Immerhin wurde dadurch auch darauf verzichtet, am Rathaus eine volkspädagogisch verfaßte Informationstafel anzubringen, um auch dem dümmsten Passanten deutlich zum machen, welch problematische Gestalten dort die historische Fassade zieren.

Eine Begründung gegen die Wiederherstellung des historischen Fassadenschmucks war übrigens, daß dieser „keine ungeteilte Akzeptanz“ gefunden hätte.

Nun ist eine solch ungeteilte Akzeptanz vermutlich nur bei wenigen Plastiken und Kunstwerken im öffentlichen Raum vorhanden. Das Karl-Marx-Monument in Chemnitz, die aktuelle Marx-Nostalgie in Trier oder die Rosa-Luxemburg-Stele in Berlin finden sicherlich auch nicht ungeteilte Akzeptanz. Indes geht es darum auch weniger, sondern eben um Machtverhältnisse. Wer diktiert den öffentlichen Raum, seine Straßen- und Schul-Namen, seine hervorgehobenen Bezugspunkte, seine Plastiken und Gedenkstelen? Und wer hält dazu vorsichtig oder resigniert seinen Mund?

Keine Bedrohung für das Grundgesetz

Zahlreiche Thälmannstraßen, Friedrich-Ebert-Schulen oder Willy-Brandt-Plätze liegen über die Republik verstreut, und auch die gesamte bundesdeutsche Denkmalskultur beziehungsweise Kunst im öffentlichen Raum ist sicherlich eine kritische Sichtung wert, wenn sich einmal Machtverhältnisse verschieben sollten. Bislang aber sind die Verhältnisse einfach klar, auch wenn Konservative gelegentlich ein paar gnädige Brosamen zugeworfen bekommen. Mal ist man strenger, mal kulanter, dennoch scheint der kulturelle Überbau auch in diesem Bereich deutlich links dominiert.
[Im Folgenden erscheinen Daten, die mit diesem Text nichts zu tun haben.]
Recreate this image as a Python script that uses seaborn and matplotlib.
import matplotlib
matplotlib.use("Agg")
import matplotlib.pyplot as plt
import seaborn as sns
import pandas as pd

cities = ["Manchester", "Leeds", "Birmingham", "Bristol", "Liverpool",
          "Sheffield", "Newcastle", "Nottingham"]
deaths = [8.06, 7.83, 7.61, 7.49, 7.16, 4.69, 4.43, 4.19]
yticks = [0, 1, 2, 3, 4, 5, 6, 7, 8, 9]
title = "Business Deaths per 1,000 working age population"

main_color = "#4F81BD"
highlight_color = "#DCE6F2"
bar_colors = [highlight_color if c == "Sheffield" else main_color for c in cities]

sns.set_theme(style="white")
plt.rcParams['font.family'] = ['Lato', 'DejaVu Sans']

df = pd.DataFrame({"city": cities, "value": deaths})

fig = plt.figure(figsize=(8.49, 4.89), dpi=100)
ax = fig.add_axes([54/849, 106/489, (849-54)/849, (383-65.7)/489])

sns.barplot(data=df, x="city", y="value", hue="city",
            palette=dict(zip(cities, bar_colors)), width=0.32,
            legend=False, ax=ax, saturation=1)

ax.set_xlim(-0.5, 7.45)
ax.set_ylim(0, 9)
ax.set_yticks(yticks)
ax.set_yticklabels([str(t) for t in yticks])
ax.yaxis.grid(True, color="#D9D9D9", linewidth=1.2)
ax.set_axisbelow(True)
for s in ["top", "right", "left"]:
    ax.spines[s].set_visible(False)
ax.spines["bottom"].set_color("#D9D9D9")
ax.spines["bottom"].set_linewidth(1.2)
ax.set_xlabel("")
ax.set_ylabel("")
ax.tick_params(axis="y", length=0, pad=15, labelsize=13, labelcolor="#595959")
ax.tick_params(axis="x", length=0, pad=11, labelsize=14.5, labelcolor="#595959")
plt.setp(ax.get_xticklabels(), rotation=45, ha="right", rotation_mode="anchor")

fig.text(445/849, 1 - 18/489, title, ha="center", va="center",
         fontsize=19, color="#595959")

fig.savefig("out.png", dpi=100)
Man kann selbstverständlich über die historische Rolle Wilhelms II. oder Kaiser Barbarossas kritisch streiten, eine Bedrohung für das Grundgesetz entstünde aus der Wiederherstellung der Figuren aber wohl kaum, zumal es sich nur um Fassadenschmuck, kein explizites Denkmal handelte. Doch geht es eben nicht um konkrete demokratische Gefahrenabwehr, sondern die Absicherung einer Oberhoheit im ideologischen Überbau der Republik, die – zum Beispiel durch Umbenennung von Hindenburg-Straßen – noch auszuweiten versucht wird. Der Überbau prägt stets die Hirne und schlägt sich irgendwann in politischem Nutzen nieder.

Immerhin kann man heute noch froh sein, daß dieser evolutionäre Weg herrscht und nicht ein aus der Geschichte bereits bekannter revolutionärer, bilderstürmerischer Furor wütet, der flächendeckend alles abzuräumen versucht, was in eventuell „verherrlichender“ Weise an die feudale, kriegerische Vergangenheit erinnert beziehungsweise der egalitären Ideologie im Wege steht.

Zwar gibt es immer wieder Farbanschläge auf alte Kriegerdenkmale, ansonsten aber sind die „roten Taliban“ derzeit glücklicherweise nicht aktiv. Und die vier Fürsten von Elberfeld müssen eben noch ein wenig schlummern, bis die Zeit einmal reif für sie sein wird.